Apple to beat Samsung in smartphone shipments for first time in 14 years

Samsung’s Decline and Competitive Pressure

  • Many see Apple’s milestone as driven less by Apple’s surge and more by Samsung’s decade‑long slide.
  • Chinese OEMs (Xiaomi, Oppo, Vivo, Huawei earlier) are widely viewed as having “eaten Samsung’s lunch,” especially on hardware value and rapid product cycles.
  • Some argue Samsung stayed #1 globally by strength in Europe/Latin America and temporary gains from the Huawei ban; others say Huawei was mostly a China story.
  • Google’s Pixel line is also noted as slowly eroding Samsung’s Android share.

China, Industrial Policy, and Geopolitics (Disputed)

  • One view: Samsung’s collapse in China was mainly political—Xi-era “In China, For China” policies and rising nationalism informally sidelined foreign brands.
  • Counter‑view: the timing and data fit more with pre‑Xi domestic competitors ramping up, then naturally displacing Samsung; no explicit anti‑smartphone policy is cited.
  • THAAD‑related China–Korea tensions are mentioned as hurting Samsung, though others say Samsung’s China share had already cratered by then.
  • Similar “lawfare” and localization pressure against Chinese OEMs in India since 2021 are noted as mirroring China’s earlier tactics.

Apple’s Position and Profitability

  • Apple is credited with strong gifting/holiday demand and especially strong iPhone 17 uptake in the US and China.
  • Several cite research that Apple captures a minority of shipments but a large majority of industry profit.
  • Some attribute Apple’s success to ecosystem lock‑in, social pressure (iMessage bubbles, compatibility walls), and “walled garden” tactics; others insist Apple simply makes better, more reliable phones.

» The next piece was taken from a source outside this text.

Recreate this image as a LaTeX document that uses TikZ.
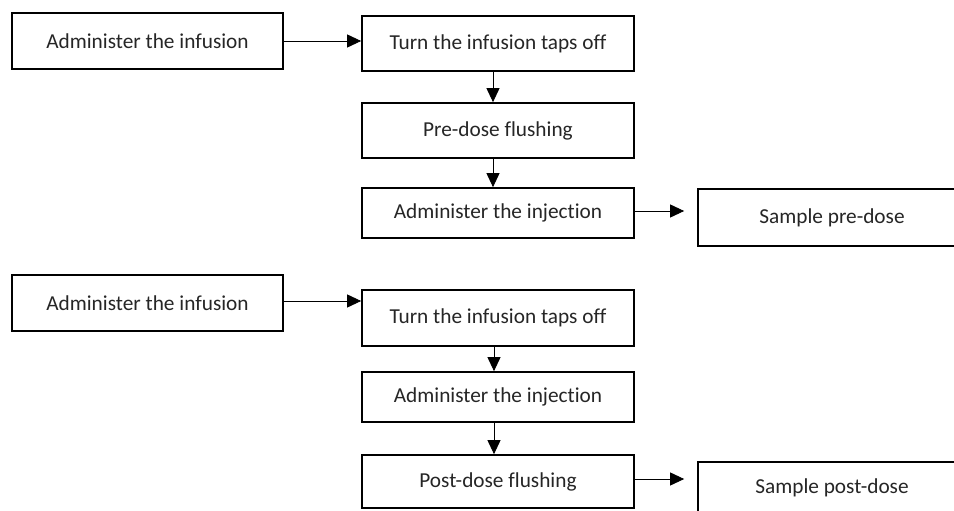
\documentclass[tikz,border=0pt]{standalone}
\usepackage{fontspec}
\setmainfont{Carlito}[Ligatures=NoCommon]
\usetikzlibrary{arrows.meta,calc}
\begin{document}
\begin{tikzpicture}[x=1pt,y=-1pt,
  stepbox/.style={draw=black,line width=1.7pt,rectangle,inner sep=0pt,
    font=\fontsize{21.3pt}{25pt}\selectfont,text=black!85},
  flow/.style={line width=0.9pt,-{Triangle[length=14pt,width=13pt]}}]
\useasboundingbox (0,0) rectangle (954,511);
\clip (0,0) rectangle (954,511);
\fill[white] (0,0) rectangle (954,511);
% top group
\node[stepbox,minimum width=271pt,minimum height=56pt] (a1) at (147.5,41) {Administer the infusion};
\node[stepbox,minimum width=272pt,minimum height=55pt] (b1) at (498,43.5) {Turn the infusion taps off};
\node[stepbox,minimum width=272pt,minimum height=55pt] (c1) at (498,130.5) {Pre-dose flushing};
\node[stepbox,minimum width=272pt,minimum height=50pt] (d1) at (498,213) {Administer the injection};
\node[stepbox,minimum width=268pt,minimum height=57pt] (e1) at (832,217.5) {Sample pre-dose};
% bottom group
\node[stepbox,minimum width=271pt,minimum height=56pt] (a2) at (147.5,303) {Administer the infusion};
\node[stepbox,minimum width=272pt,minimum height=56pt] (b2) at (498,318) {Turn the infusion taps off};
\node[stepbox,minimum width=272pt,minimum height=50pt] (c2) at (498,397) {Administer the injection};
\node[stepbox,minimum width=272pt,minimum height=53pt] (d2) at (498,481.5) {Post-dose flushing};
\node[stepbox,minimum width=268pt,minimum height=52pt] (e2) at (832,488) {Sample post-dose};
% connectors top
\draw[flow] (a1.east) -- (a1.east -| b1.west);
\draw[flow] ([xshift=-5pt]b1.south) -- ([xshift=-5pt]c1.north);
\draw[flow] ([xshift=-5pt]c1.south) -- ([xshift=-5pt]d1.north);
\draw[flow,shorten >=13pt] ([yshift=2pt]d1.east) -- ([yshift=2pt]d1.east -| e1.west);
% connectors bottom
\draw[flow] ([yshift=2pt]a2.east) -- ([yshift=2pt]a2.east -| b2.west);
\draw[flow] ([xshift=-4pt]b2.south) -- ([xshift=-4pt]c2.north);
\draw[flow] ([xshift=-4pt]c2.south) -- ([xshift=-4pt]d2.north);
\draw[flow,shorten >=13pt] ([yshift=2.5pt]d2.east) -- ([yshift=2.5pt]d2.east -| e2.west);
\end{tikzpicture}
\end{document}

Samsung Software, UX, and Ads

  • Repeated complaints: laggy One UI, inconsistent design (e.g., misaligned status icons), slow updates, intrusive setup flows, forced accounts, and bloatware/ads.
  • TVs are criticized for bad UIs and surveillance/ads; some users disconnect them from the internet or front them with Apple TV/other boxes.
  • A minority report good recent firmware on high‑end devices (Fold series, Ultras) and acceptable performance there.

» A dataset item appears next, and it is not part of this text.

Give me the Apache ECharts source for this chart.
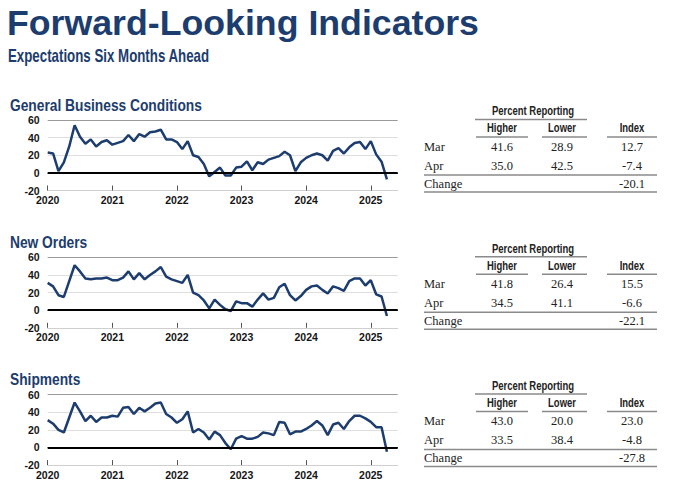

Hardware, Product Choices, and Foldables

  • Critiques include stagnant cameras, mediocre batteries, dropping microSD support, and chasing Apple rather than differentiating.
  • Foldables polarize: some call them “nonsense,” others nearly bought one after seeing them.
  • A long Fold‑user critique calls the Fold 7 a downgrade vs Fold 6 (aspect ratio, hinge behavior, loss of under‑display camera, S‑Pen support, battery vs thinness, bootloader lock).

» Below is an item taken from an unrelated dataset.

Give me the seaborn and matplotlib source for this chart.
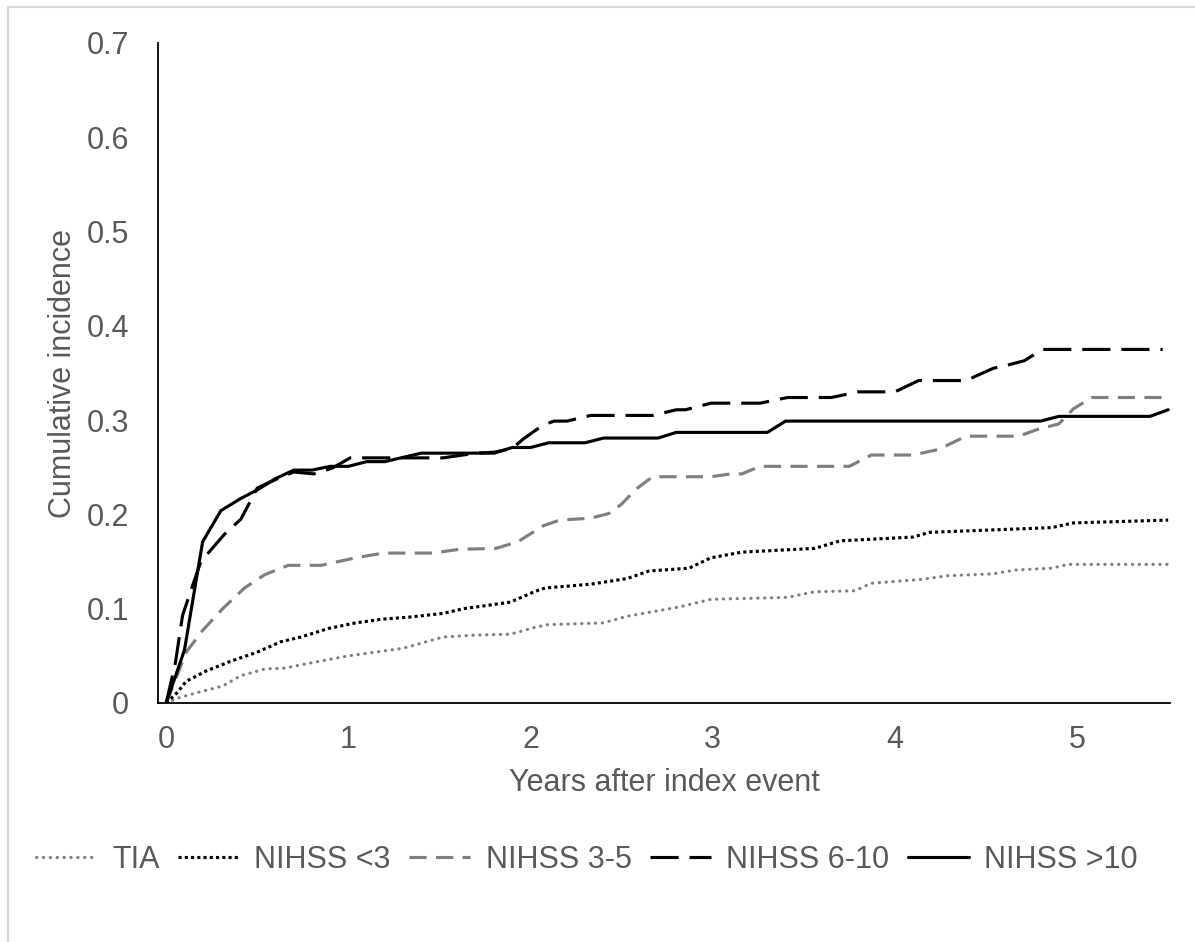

Android vs iOS User Experience

  • Some ex‑Android users say iPhones “just work” and take far better photos over time.
  • Others list iOS irritations: limited alarms, fixed snooze, unreliable hotspot, aggressive background app killing, clumsy swipe typing, restricted file transfer, opaque gestures.
  • Custom ROMs and unlocked bootloaders are nostalgically missed, but acknowledged as niche now.

Shipments vs Sales

  • One commenter notes that “shipments” are factory output and can be dumped on carriers; another counters that Apple’s supply chain aligns shipments tightly with real demand. Impact remains unclear.